***** Recorded data *****

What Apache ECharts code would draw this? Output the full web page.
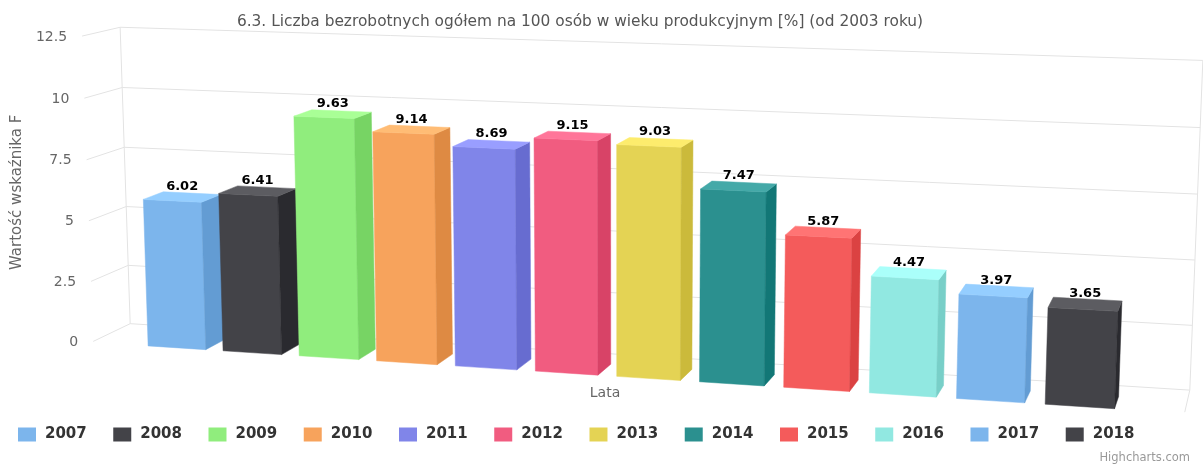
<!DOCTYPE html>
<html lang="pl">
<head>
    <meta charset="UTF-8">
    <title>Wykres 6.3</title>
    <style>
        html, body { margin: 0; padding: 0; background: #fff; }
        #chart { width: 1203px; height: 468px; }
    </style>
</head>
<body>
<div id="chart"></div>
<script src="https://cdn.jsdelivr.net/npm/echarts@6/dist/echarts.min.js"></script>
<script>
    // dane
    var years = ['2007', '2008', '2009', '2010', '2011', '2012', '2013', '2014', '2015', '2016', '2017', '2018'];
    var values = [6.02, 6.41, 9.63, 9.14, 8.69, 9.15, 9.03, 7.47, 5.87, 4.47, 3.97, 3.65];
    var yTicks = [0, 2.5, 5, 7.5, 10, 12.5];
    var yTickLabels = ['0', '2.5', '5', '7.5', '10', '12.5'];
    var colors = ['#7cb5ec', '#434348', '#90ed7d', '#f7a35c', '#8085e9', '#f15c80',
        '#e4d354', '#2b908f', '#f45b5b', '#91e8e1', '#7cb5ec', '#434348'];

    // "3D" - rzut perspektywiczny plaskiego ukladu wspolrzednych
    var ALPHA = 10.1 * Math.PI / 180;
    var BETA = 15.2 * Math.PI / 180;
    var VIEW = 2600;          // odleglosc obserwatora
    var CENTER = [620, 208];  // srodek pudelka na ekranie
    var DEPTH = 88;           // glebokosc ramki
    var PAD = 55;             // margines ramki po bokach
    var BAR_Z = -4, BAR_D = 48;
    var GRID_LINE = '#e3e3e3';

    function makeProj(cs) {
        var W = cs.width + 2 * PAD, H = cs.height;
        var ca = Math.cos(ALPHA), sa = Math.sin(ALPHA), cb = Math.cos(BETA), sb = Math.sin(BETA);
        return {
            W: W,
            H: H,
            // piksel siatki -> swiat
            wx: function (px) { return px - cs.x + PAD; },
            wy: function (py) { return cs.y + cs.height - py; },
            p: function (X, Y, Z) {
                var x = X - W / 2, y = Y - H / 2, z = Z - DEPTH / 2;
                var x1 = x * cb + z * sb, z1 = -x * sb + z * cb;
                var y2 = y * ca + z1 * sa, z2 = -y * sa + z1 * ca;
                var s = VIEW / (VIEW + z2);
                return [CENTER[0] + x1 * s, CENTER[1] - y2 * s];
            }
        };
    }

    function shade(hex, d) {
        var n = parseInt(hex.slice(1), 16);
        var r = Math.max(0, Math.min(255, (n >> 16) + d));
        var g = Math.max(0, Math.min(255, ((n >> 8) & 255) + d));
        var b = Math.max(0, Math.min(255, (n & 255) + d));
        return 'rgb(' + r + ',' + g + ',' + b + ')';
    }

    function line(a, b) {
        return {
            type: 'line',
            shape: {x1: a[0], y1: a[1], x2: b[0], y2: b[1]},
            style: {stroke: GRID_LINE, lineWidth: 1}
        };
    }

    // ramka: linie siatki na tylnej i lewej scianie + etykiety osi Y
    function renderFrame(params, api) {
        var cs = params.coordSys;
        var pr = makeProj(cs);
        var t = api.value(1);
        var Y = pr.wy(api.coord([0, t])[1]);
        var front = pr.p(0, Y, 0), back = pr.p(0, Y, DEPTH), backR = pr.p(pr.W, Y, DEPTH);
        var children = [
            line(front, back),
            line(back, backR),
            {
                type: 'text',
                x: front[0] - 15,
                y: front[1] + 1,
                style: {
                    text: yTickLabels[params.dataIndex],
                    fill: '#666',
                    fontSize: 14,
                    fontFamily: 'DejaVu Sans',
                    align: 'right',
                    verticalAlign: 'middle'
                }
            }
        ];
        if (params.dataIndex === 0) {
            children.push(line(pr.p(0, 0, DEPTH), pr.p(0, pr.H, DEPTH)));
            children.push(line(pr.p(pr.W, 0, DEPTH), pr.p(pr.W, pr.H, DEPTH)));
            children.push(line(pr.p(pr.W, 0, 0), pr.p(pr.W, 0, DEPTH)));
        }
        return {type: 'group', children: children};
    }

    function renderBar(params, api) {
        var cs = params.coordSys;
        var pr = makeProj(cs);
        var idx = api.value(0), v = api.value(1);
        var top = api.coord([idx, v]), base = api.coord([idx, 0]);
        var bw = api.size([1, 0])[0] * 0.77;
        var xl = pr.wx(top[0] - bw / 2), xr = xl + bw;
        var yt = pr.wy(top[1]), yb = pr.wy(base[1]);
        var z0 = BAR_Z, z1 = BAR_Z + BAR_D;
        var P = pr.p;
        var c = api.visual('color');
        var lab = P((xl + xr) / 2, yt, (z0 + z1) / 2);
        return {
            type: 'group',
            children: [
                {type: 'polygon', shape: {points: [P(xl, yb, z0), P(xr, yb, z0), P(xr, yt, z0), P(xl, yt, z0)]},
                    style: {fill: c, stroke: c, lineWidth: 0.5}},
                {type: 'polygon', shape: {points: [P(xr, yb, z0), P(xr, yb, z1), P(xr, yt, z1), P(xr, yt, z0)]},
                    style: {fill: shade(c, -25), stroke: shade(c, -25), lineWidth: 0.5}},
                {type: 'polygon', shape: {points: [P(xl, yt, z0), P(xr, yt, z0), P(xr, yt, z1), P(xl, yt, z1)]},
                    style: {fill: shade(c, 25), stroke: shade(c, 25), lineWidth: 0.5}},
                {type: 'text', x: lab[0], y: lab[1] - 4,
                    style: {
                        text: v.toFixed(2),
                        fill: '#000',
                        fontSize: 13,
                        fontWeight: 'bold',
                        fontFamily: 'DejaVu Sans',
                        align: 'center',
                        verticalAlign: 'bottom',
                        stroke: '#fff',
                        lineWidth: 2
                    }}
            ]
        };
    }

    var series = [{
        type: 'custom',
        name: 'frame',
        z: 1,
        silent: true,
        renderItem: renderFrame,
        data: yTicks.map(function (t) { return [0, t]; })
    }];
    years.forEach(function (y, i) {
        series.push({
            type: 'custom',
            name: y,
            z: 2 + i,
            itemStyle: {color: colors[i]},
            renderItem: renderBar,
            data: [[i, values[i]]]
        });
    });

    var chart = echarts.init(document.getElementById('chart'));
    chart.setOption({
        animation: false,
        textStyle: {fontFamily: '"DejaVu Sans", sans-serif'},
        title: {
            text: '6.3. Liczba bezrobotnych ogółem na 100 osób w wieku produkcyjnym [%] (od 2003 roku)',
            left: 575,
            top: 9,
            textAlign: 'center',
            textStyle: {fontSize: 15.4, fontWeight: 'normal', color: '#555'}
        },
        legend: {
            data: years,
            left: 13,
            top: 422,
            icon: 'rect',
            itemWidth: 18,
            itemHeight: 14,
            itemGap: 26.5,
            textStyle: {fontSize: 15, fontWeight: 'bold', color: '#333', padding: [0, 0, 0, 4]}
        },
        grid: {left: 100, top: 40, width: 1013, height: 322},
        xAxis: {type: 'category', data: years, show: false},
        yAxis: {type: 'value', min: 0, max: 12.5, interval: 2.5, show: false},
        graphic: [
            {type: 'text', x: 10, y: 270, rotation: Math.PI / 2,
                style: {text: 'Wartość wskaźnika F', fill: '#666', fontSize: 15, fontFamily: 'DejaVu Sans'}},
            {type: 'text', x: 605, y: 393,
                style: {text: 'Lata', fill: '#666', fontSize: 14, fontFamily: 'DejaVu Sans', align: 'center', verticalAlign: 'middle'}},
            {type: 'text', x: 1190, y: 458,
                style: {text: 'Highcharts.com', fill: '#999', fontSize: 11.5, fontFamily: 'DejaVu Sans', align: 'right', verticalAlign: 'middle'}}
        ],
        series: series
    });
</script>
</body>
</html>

*****

Exercise details: Every line above should be repeated exactly; pictures stay out of the copy.

Solution to this problem:
What Apache ECharts code would draw this? Output the full web page.
<!DOCTYPE html>
<html lang="pl">
<head>
    <meta charset="UTF-8">
    <title>Wykres 6.3</title>
    <style>
        html, body { margin: 0; padding: 0; background: #fff; }
        #chart { width: 1203px; height: 468px; }
    </style>
</head>
<body>
<div id="chart"></div>
<script src="https://cdn.jsdelivr.net/npm/echarts@6/dist/echarts.min.js"></script>
<script>
    // dane
    var years = ['2007', '2008', '2009', '2010', '2011', '2012', '2013', '2014', '2015', '2016', '2017', '2018'];
    var values = [6.02, 6.41, 9.63, 9.14, 8.69, 9.15, 9.03, 7.47, 5.87, 4.47, 3.97, 3.65];
    var yTicks = [0, 2.5, 5, 7.5, 10, 12.5];
    var yTickLabels = ['0', '2.5', '5', '7.5', '10', '12.5'];
    var colors = ['#7cb5ec', '#434348', '#90ed7d', '#f7a35c', '#8085e9', '#f15c80',
        '#e4d354', '#2b908f', '#f45b5b', '#91e8e1', '#7cb5ec', '#434348'];

    // "3D" - rzut perspektywiczny plaskiego ukladu wspolrzednych
    var ALPHA = 10.1 * Math.PI / 180;
    var BETA = 15.2 * Math.PI / 180;
    var VIEW = 2600;          // odleglosc obserwatora
    var CENTER = [620, 208];  // srodek pudelka na ekranie
    var DEPTH = 88;           // glebokosc ramki
    var PAD = 55;             // margines ramki po bokach
    var BAR_Z = -4, BAR_D = 48;
    var GRID_LINE = '#e3e3e3';

    function makeProj(cs) {
        var W = cs.width + 2 * PAD, H = cs.height;
        var ca = Math.cos(ALPHA), sa = Math.sin(ALPHA), cb = Math.cos(BETA), sb = Math.sin(BETA);
        return {
            W: W,
            H: H,
            // piksel siatki -> swiat
            wx: function (px) { return px - cs.x + PAD; },
            wy: function (py) { return cs.y + cs.height - py; },
            p: function (X, Y, Z) {
                var x = X - W / 2, y = Y - H / 2, z = Z - DEPTH / 2;
                var x1 = x * cb + z * sb, z1 = -x * sb + z * cb;
                var y2 = y * ca + z1 * sa, z2 = -y * sa + z1 * ca;
                var s = VIEW / (VIEW + z2);
                return [CENTER[0] + x1 * s, CENTER[1] - y2 * s];
            }
        };
    }

    function shade(hex, d) {
        var n = parseInt(hex.slice(1), 16);
        var r = Math.max(0, Math.min(255, (n >> 16) + d));
        var g = Math.max(0, Math.min(255, ((n >> 8) & 255) + d));
        var b = Math.max(0, Math.min(255, (n & 255) + d));
        return 'rgb(' + r + ',' + g + ',' + b + ')';
    }

    function line(a, b) {
        return {
            type: 'line',
            shape: {x1: a[0], y1: a[1], x2: b[0], y2: b[1]},
            style: {stroke: GRID_LINE, lineWidth: 1}
        };
    }

    // ramka: linie siatki na tylnej i lewej scianie + etykiety osi Y
    function renderFrame(params, api) {
        var cs = params.coordSys;
        var pr = makeProj(cs);
        var t = api.value(1);
        var Y = pr.wy(api.coord([0, t])[1]);
        var front = pr.p(0, Y, 0), back = pr.p(0, Y, DEPTH), backR = pr.p(pr.W, Y, DEPTH);
        var children = [
            line(front, back),
            line(back, backR),
            {
                type: 'text',
                x: front[0] - 15,
                y: front[1] + 1,
                style: {
                    text: yTickLabels[params.dataIndex],
                    fill: '#666',
                    fontSize: 14,
                    fontFamily: 'DejaVu Sans',
                    align: 'right',
                    verticalAlign: 'middle'
                }
            }
        ];
        if (params.dataIndex === 0) {
            children.push(line(pr.p(0, 0, DEPTH), pr.p(0, pr.H, DEPTH)));
            children.push(line(pr.p(pr.W, 0, DEPTH), pr.p(pr.W, pr.H, DEPTH)));
            children.push(line(pr.p(pr.W, 0, 0), pr.p(pr.W, 0, DEPTH)));
        }
        return {type: 'group', children: children};
    }

    function renderBar(params, api) {
        var cs = params.coordSys;
        var pr = makeProj(cs);
        var idx = api.value(0), v = api.value(1);
        var top = api.coord([idx, v]), base = api.coord([idx, 0]);
        var bw = api.size([1, 0])[0] * 0.77;
        var xl = pr.wx(top[0] - bw / 2), xr = xl + bw;
        var yt = pr.wy(top[1]), yb = pr.wy(base[1]);
        var z0 = BAR_Z, z1 = BAR_Z + BAR_D;
        var P = pr.p;
        var c = api.visual('color');
        var lab = P((xl + xr) / 2, yt, (z0 + z1) / 2);
        return {
            type: 'group',
            children: [
                {type: 'polygon', shape: {points: [P(xl, yb, z0), P(xr, yb, z0), P(xr, yt, z0), P(xl, yt, z0)]},
                    style: {fill: c, stroke: c, lineWidth: 0.5}},
                {type: 'polygon', shape: {points: [P(xr, yb, z0), P(xr, yb, z1), P(xr, yt, z1), P(xr, yt, z0)]},
                    style: {fill: shade(c, -25), stroke: shade(c, -25), lineWidth: 0.5}},
                {type: 'polygon', shape: {points: [P(xl, yt, z0), P(xr, yt, z0), P(xr, yt, z1), P(xl, yt, z1)]},
                    style: {fill: shade(c, 25), stroke: shade(c, 25), lineWidth: 0.5}},
                {type: 'text', x: lab[0], y: lab[1] - 4,
                    style: {
                        text: v.toFixed(2),
                        fill: '#000',
                        fontSize: 13,
                        fontWeight: 'bold',
                        fontFamily: 'DejaVu Sans',
                        align: 'center',
                        verticalAlign: 'bottom',
                        stroke: '#fff',
                        lineWidth: 2
                    }}
            ]
        };
    }

    var series = [{
        type: 'custom',
        name: 'frame',
        z: 1,
        silent: true,
        renderItem: renderFrame,
        data: yTicks.map(function (t) { return [0, t]; })
    }];
    years.forEach(function (y, i) {
        series.push({
            type: 'custom',
            name: y,
            z: 2 + i,
            itemStyle: {color: colors[i]},
            renderItem: renderBar,
            data: [[i, values[i]]]
        });
    });

    var chart = echarts.init(document.getElementById('chart'));
    chart.setOption({
        animation: false,
        textStyle: {fontFamily: '"DejaVu Sans", sans-serif'},
        title: {
            text: '6.3. Liczba bezrobotnych ogółem na 100 osób w wieku produkcyjnym [%] (od 2003 roku)',
            left: 575,
            top: 9,
            textAlign: 'center',
            textStyle: {fontSize: 15.4, fontWeight: 'normal', color: '#555'}
        },
        legend: {
            data: years,
            left: 13,
            top: 422,
            icon: 'rect',
            itemWidth: 18,
            itemHeight: 14,
            itemGap: 26.5,
            textStyle: {fontSize: 15, fontWeight: 'bold', color: '#333', padding: [0, 0, 0, 4]}
        },
        grid: {left: 100, top: 40, width: 1013, height: 322},
        xAxis: {type: 'category', data: years, show: false},
        yAxis: {type: 'value', min: 0, max: 12.5, interval: 2.5, show: false},
        graphic: [
            {type: 'text', x: 10, y: 270, rotation: Math.PI / 2,
                style: {text: 'Wartość wskaźnika F', fill: '#666', fontSize: 15, fontFamily: 'DejaVu Sans'}},
            {type: 'text', x: 605, y: 393,
                style: {text: 'Lata', fill: '#666', fontSize: 14, fontFamily: 'DejaVu Sans', align: 'center', verticalAlign: 'middle'}},
            {type: 'text', x: 1190, y: 458,
                style: {text: 'Highcharts.com', fill: '#999', fontSize: 11.5, fontFamily: 'DejaVu Sans', align: 'right', verticalAlign: 'middle'}}
        ],
        series: series
    });
</script>
</body>
</html>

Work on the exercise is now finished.